Guardrails (agents)

Guardrails are safety constraints and validation rules that prevent agents from taking unauthorized or harmful actions within an application. They function as the security boundary layer between an agent's decision-making capabilities and the actual execution of actions, ensuring that autonomous operations remain within acceptable risk parameters.

Why It Matters

Agent guardrails are critical for safe production deployment of autonomous systems:

Financial Protection: Unconstrained agents can cause catastrophic financial damage. A misconfigured trading agent might execute unlimited transactions, or an expense approval agent could authorize fraudulent payments. Guardrails prevent these scenarios by enforcing hard limits on transaction amounts, frequencies, and approval chains.

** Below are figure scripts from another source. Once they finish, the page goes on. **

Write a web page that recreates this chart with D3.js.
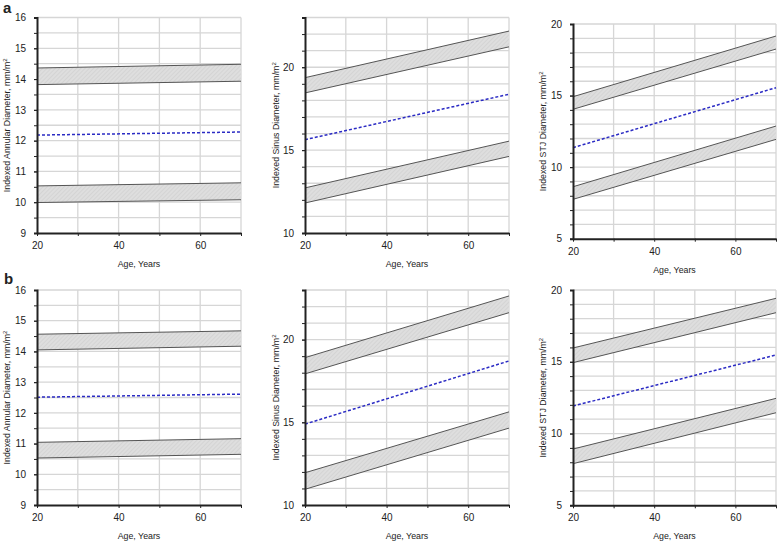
<!DOCTYPE html>
<html>
<head>
<meta charset="utf-8">
<script src="https://cdn.jsdelivr.net/npm/d3@7"></script>
<style>
  body { margin: 0; background: #fff; }
  text { font-family: "Liberation Sans", Arial, sans-serif; fill: #222; }
</style>
</head>
<body>
<div id="chart"></div>
<script>
// Ages where the reference curves are read
const ages = [20, 70];

// Each panel: [upper band top, upper band bottom, mean (dashed), lower band top, lower band bottom]
const aAnnular = [[14.36, 14.48], [13.82, 13.93], [12.18, 12.28], [10.53, 10.63], [9.99, 10.08]];
const aSinus   = [[19.37, 22.18], [18.45, 21.23], [15.63, 18.37], [12.72, 15.54], [11.81, 14.62]];
const aSTJ     = [[14.92, 19.16], [14.04, 18.25], [11.36, 15.55], [8.63, 12.87], [7.75, 11.94]];
const bAnnular = [[14.56, 14.67], [14.05, 14.17], [12.51, 12.61], [11.04, 11.16], [10.53, 10.65]];
const bSinus   = [[18.91, 22.64], [17.93, 21.63], [14.89, 18.71], [11.95, 15.63], [10.95, 14.65]];
const bSTJ     = [[15.96, 19.42], [14.94, 18.42], [11.92, 15.47], [8.92, 12.45], [7.9, 11.45]];

// Axis tick labels
const xTickLabels = [20, 40, 60];
const annularTicks = [9, 10, 11, 12, 13, 14, 15, 16];
const sinusTicks = [10, 15, 20];
const stjTicks = [5, 10, 15, 20];

const width = 778, height = 542;
const svg = d3.select("#chart").append("svg")
    .attr("width", width)
    .attr("height", height);

// hatched fill for the bands
const pat = svg.append("defs").append("pattern")
    .attr("id", "hatch")
    .attr("patternUnits", "userSpaceOnUse")
    .attr("width", 3).attr("height", 3)
    .attr("patternTransform", "rotate(45)");
pat.append("rect").attr("width", 3).attr("height", 3).attr("fill", "#dedede");
pat.append("line").attr("x1", 0).attr("y1", 0).attr("x2", 0).attr("y2", 3)
    .attr("stroke", "#cacaca").attr("stroke-width", 1);

const panels = [
    {data: aAnnular, label: "Indexed Annular Diameter, mm/m", domain: [9, 16], grid: 0.5, ticks: annularTicks,
     left: 37, right: 241, top: 17.5, bottom: 233, labelX: 10},
    {data: aSinus, label: "Indexed Sinus Diameter, mm/m", domain: [10, 23], grid: 1, ticks: sinusTicks,
     left: 305, right: 509, top: 17.5, bottom: 233, labelX: 279},
    {data: aSTJ, label: "Indexed STJ Diameter, mm/m", domain: [5, 20], grid: 1, ticks: stjTicks,
     left: 573, right: 776, top: 24, bottom: 238.7, labelX: 546},
    {data: bAnnular, label: "Indexed Annular Diameter, mm/m", domain: [9, 16], grid: 0.5, ticks: annularTicks,
     left: 37, right: 241, top: 290, bottom: 505, labelX: 10},
    {data: bSinus, label: "Indexed Sinus Diameter, mm/m", domain: [10, 23], grid: 1, ticks: sinusTicks,
     left: 305, right: 509, top: 290, bottom: 505, labelX: 279},
    {data: bSTJ, label: "Indexed STJ Diameter, mm/m", domain: [5, 20], grid: 1, ticks: stjTicks,
     left: 573, right: 776, top: 290, bottom: 505.3, labelX: 546}
];

panels.forEach(p => {
    const x = d3.scaleLinear().domain([20, 70]).range([p.left, p.right]);
    const y = d3.scaleLinear().domain(p.domain).range([p.bottom, p.top]);
    const g = svg.append("g");

    const gridY = d3.range(p.domain[0] + p.grid, p.domain[1] + p.grid / 2, p.grid);
    const gridX = [30, 40, 50, 60, 70];

    // horizontal grid
    g.append("g")
        .selectAll("line")
        .data(gridY)
        .join("line")
        .attr("x1", p.left).attr("x2", p.right)
        .attr("y1", d => y(d)).attr("y2", d => y(d))
        .attr("stroke", "#d6d6d6").attr("stroke-width", 1.3);

    // vertical grid
    g.append("g")
        .selectAll("line")
        .data(gridX)
        .join("line")
        .attr("x1", d => x(d)).attr("x2", d => x(d))
        .attr("y1", p.top).attr("y2", p.bottom)
        .attr("stroke", "#d6d6d6").attr("stroke-width", 1.3);

    // bands
    const bandArea = d3.area()
        .x((d, i) => x(ages[i]))
        .y0(d => y(d[1]))
        .y1(d => y(d[0]));
    const pairs = (hi, lo) => ages.map((a, i) => [hi[i], lo[i]]);
    [[p.data[0], p.data[1]], [p.data[3], p.data[4]]].forEach(([hi, lo]) => {
        g.append("path")
            .datum(pairs(hi, lo))
            .attr("fill", "url(#hatch)")
            .attr("d", bandArea);
    });

    const line = d3.line()
        .x((d, i) => x(ages[i]))
        .y(d => y(d));

    [0, 1, 3, 4].forEach(k => {
        g.append("path")
            .datum(p.data[k])
            .attr("fill", "none")
            .attr("stroke", "#555")
            .attr("stroke-width", 1)
            .attr("d", line);
    });

    // mean (dashed blue)
    g.append("path")
        .datum(p.data[2])
        .attr("fill", "none")
        .attr("stroke", "#2b2bc4")
        .attr("stroke-width", 1.5)
        .attr("stroke-dasharray", "3,2")
        .attr("d", line);

    // Y axis: minor ticks then labelled ticks
    g.append("g")
        .attr("transform", `translate(${p.left},0)`)
        .call(d3.axisLeft(y).tickValues(gridY).tickSize(3).tickFormat(""))
        .call(a => a.select(".domain").remove())
        .call(a => a.selectAll("line").attr("stroke", "#222"));
    g.append("g")
        .attr("transform", `translate(${p.left},0)`)
        .call(d3.axisLeft(y).tickValues(p.ticks).tickSize(3).tickPadding(8).tickFormat(d3.format("d")))
        .call(a => a.select(".domain").attr("stroke", "#222").attr("stroke-width", 2))
        .call(a => a.selectAll("line").attr("stroke", "#222"))
        .call(a => a.selectAll("text").style("font-size", "10px").attr("fill", "#222"));

    // X axis
    g.append("g")
        .attr("transform", `translate(0,${p.bottom})`)
        .call(d3.axisBottom(x).tickValues([20, 30, 40, 50, 60, 70]).tickSize(3).tickFormat(""))
        .call(a => a.select(".domain").remove())
        .call(a => a.selectAll("line").attr("stroke", "#222"));
    g.append("g")
        .attr("transform", `translate(0,${p.bottom})`)
        .call(d3.axisBottom(x).tickValues(xTickLabels).tickSize(0).tickPadding(9).tickFormat(d3.format("d")))
        .call(a => a.select(".domain").attr("stroke", "#222").attr("stroke-width", 2))
        .call(a => a.selectAll("text").style("font-size", "10px").attr("fill", "#222"));

    // axis titles
    g.append("text")
        .attr("x", (p.left + p.right) / 2)
        .attr("y", p.bottom + 34)
        .attr("text-anchor", "middle")
        .style("font-size", "8.8px")
        .text("Age, Years");

    const yl = g.append("text")
        .attr("transform", `translate(${p.labelX},${(p.top + p.bottom) / 2}) rotate(-90)`)
        .attr("text-anchor", "middle")
        .style("font-size", "8.8px");
    yl.append("tspan").text(p.label);
    yl.append("tspan").attr("dy", -3.5).style("font-size", "6px").text("2");
});

// panel letters
svg.append("text").attr("x", 3).attr("y", 13)
    .style("font-size", "15px").style("font-weight", "bold").text("a");
svg.append("text").attr("x", 4).attr("y", 284)
    .style("font-size", "15px").style("font-weight", "bold").text("b");
</script>
</body>
</html>
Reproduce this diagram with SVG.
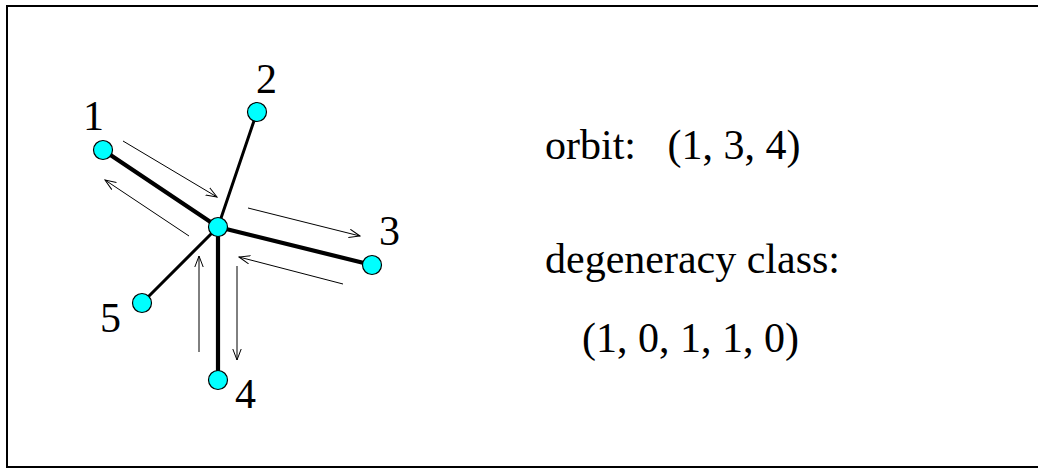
<svg xmlns="http://www.w3.org/2000/svg" width="1038" height="470" viewBox="0 0 1038 470">
  <defs>
    <marker id="open-head" viewBox="0 0 12 10" refX="11" refY="5" markerWidth="12" markerHeight="10" markerUnits="userSpaceOnUse" orient="auto">
      <path d="M0,0.8 L11,5 L0,9.2" fill="none" stroke="#000" stroke-width="1"/>
    </marker>
    <style>
      .frame { fill: #fff; stroke: #000; stroke-width: 2; }
      .edge { stroke: #000; stroke-width: 3; stroke-linecap: round; }
      .edge.orbit { stroke-width: 4.2; }
      .walk { stroke: #000; stroke-width: 1; fill: none; marker-end: url(#open-head); }
      .vertex { fill: #00ffff; stroke: #000; stroke-width: 1.2; }
      .label { font-family: "Liberation Serif", "Times New Roman", serif; font-size: 42px; fill: #000; }
    </style>
  </defs>

  <rect class="frame" x="7" y="6" width="1040" height="461"/>

  <!-- tree edges (orbit edges drawn heavier) and walk arrows -->
  <g id="connectors">
    <line class="edge orbit" x1="218" y1="227" x2="103" y2="150"/>
    <line class="edge" x1="218" y1="227" x2="257" y2="112"/>
    <line class="edge orbit" x1="218" y1="227" x2="372" y2="265"/>
    <line class="edge orbit" x1="218" y1="227" x2="218" y2="380"/>
    <line class="edge" x1="218" y1="227" x2="142" y2="303"/>

    <line class="walk" x1="123" y1="141" x2="217" y2="197"/>
    <line class="walk" x1="189" y1="236" x2="105" y2="180"/>
    <line class="walk" x1="248" y1="208" x2="360" y2="236"/>
    <line class="walk" x1="343" y1="284" x2="239" y2="257"/>
    <line class="walk" x1="199" y1="352" x2="199" y2="256"/>
    <line class="walk" x1="237" y1="266" x2="237" y2="360"/>
  </g>

  <g id="node-center"><circle class="vertex" cx="218" cy="227" r="9.5"/></g>
  <g id="node-1"><circle class="vertex" cx="103" cy="150" r="9.5"/><text class="label" x="83" y="130">1</text></g>
  <g id="node-2"><circle class="vertex" cx="257" cy="112" r="9.5"/><text class="label" x="256" y="93">2</text></g>
  <g id="node-3"><circle class="vertex" cx="372" cy="265" r="9.5"/><text class="label" x="379" y="245">3</text></g>
  <g id="node-4"><circle class="vertex" cx="218" cy="380" r="9.5"/><text class="label" x="235" y="408">4</text></g>
  <g id="node-5"><circle class="vertex" cx="142" cy="303" r="9.5"/><text class="label" x="100" y="332">5</text></g>

  <g id="info">
    <text class="label" x="545" y="159" xml:space="preserve">orbit:   (1, 3, 4)</text>
    <text class="label" x="545" y="273">degeneracy class:</text>
    <text class="label" x="582" y="352">(1, 0, 1, 1, 0)</text>
  </g>
</svg>
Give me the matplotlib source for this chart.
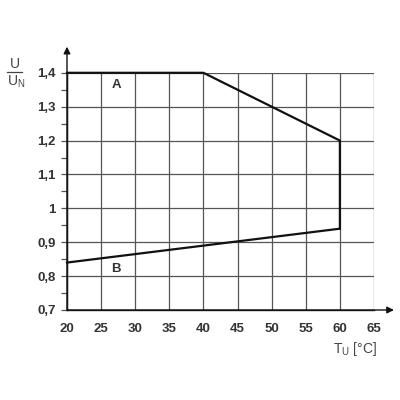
import matplotlib
matplotlib.use("Agg")
import matplotlib.pyplot as plt
from matplotlib.ticker import MultipleLocator, FuncFormatter

# Data
curve_A_x = [20, 40, 60, 60]
curve_A_y = [1.4, 1.4, 1.2, 0.94]
curve_B_x = [20, 60]
curve_B_y = [0.84, 0.94]
x_ticks = [20, 25, 30, 35, 40, 45, 50, 55, 60, 65]
y_ticks = [0.7, 0.8, 0.9, 1.0, 1.1, 1.2, 1.3, 1.4]

plt.rcParams['font.family'] = ['Liberation Sans', 'DejaVu Sans']
txt = '#333333'

fig = plt.figure(figsize=(4, 4), dpi=100)
ax = fig.add_axes([0.1675, 0.225, 0.7675, 0.593])
ax.set_xlim(20, 65)
ax.set_ylim(0.7, 1.4)
ax.set_xticks(x_ticks)
ax.set_yticks(y_ticks)
ax.yaxis.set_minor_locator(MultipleLocator(0.05))
ax.yaxis.set_major_formatter(FuncFormatter(lambda v, p: ('%g' % round(v, 2)).replace('.', ',')))
ax.grid(True, which='major', color='#555555', linewidth=0.9)
for s in ['top', 'right']:
    ax.spines[s].set_visible(False)
for s in ['left', 'bottom']:
    ax.spines[s].set_color('#222222')
    ax.spines[s].set_linewidth(1.0)
ax.tick_params(axis='both', which='both', direction='out', length=4, color='#555555', width=0.9,
               labelsize=9.5, labelcolor=txt)
ax.tick_params(axis='x', length=0, pad=9)
ax.tick_params(axis='y', pad=4)
for lab in ax.get_xticklabels() + ax.get_yticklabels():
    lab.set_fontweight('bold')

ax.plot(curve_A_x, curve_A_y, color='#111111', linewidth=1.6, solid_joinstyle='miter', clip_on=False, zorder=5)
ax.plot(curve_B_x, curve_B_y, color='#111111', linewidth=1.6, clip_on=False, zorder=5)

ax.text(27.3, 1.365, 'A', fontsize=9.5, fontweight='bold', color=txt, ha='center', va='center')
ax.text(27.2, 0.822, 'B', fontsize=9.5, fontweight='bold', color=txt, ha='center', va='center')

# Axis arrows
ax.annotate('', xy=(0, 1.11), xytext=(0, 0), xycoords='axes fraction',
            arrowprops=dict(arrowstyle='-|>', color='#111111', lw=1.0, mutation_scale=10,
                            shrinkA=0, shrinkB=0), annotation_clip=False)
ax.annotate('', xy=(1.065, 0), xytext=(0, 0), xycoords='axes fraction',
            arrowprops=dict(arrowstyle='-|>', color='#111111', lw=1.0, mutation_scale=10,
                            shrinkA=0, shrinkB=0), annotation_clip=False)

# Axis labels
fig.text(14.5/400, 1 - 63.5/400, 'U', fontsize=10, color='#444444', ha='center', va='center')
fig.add_artist(plt.Line2D([7/400, 22/400], [1 - 71.5/400, 1 - 71.5/400], color='#444444', linewidth=0.9))
fig.text(16.5/400, 1 - 81.5/400, r'U$_\mathregular{N}$', fontsize=10, color='#444444', ha='center', va='center')
fig.text(355/400, 1 - 349/400, r'T$_\mathregular{U}$ [°C]', fontsize=10, color='#444444', ha='center', va='center')

fig.savefig('out.png', dpi=100, facecolor='white')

Data Security and Privacy: Agents often have access to sensitive information including customer PII, financial records, and proprietary business data. Without guardrails, a compromised or misbehaving agent could exfiltrate data, expose confidential information to unauthorized users, or violate data residency requirements. Guardrails enforce data access boundaries based on user roles, data classification, and regulatory requirements.

Regulatory Compliance: Industries like healthcare (HIPAA), finance (SOX, PCI-DSS), and government contractors (FedRAMP) face strict compliance requirements. Guardrails ensure agents operate within regulatory boundaries by enforcing audit logging, access controls, and data handling restrictions. Non-compliance can result in millions in fines and loss of operating licenses.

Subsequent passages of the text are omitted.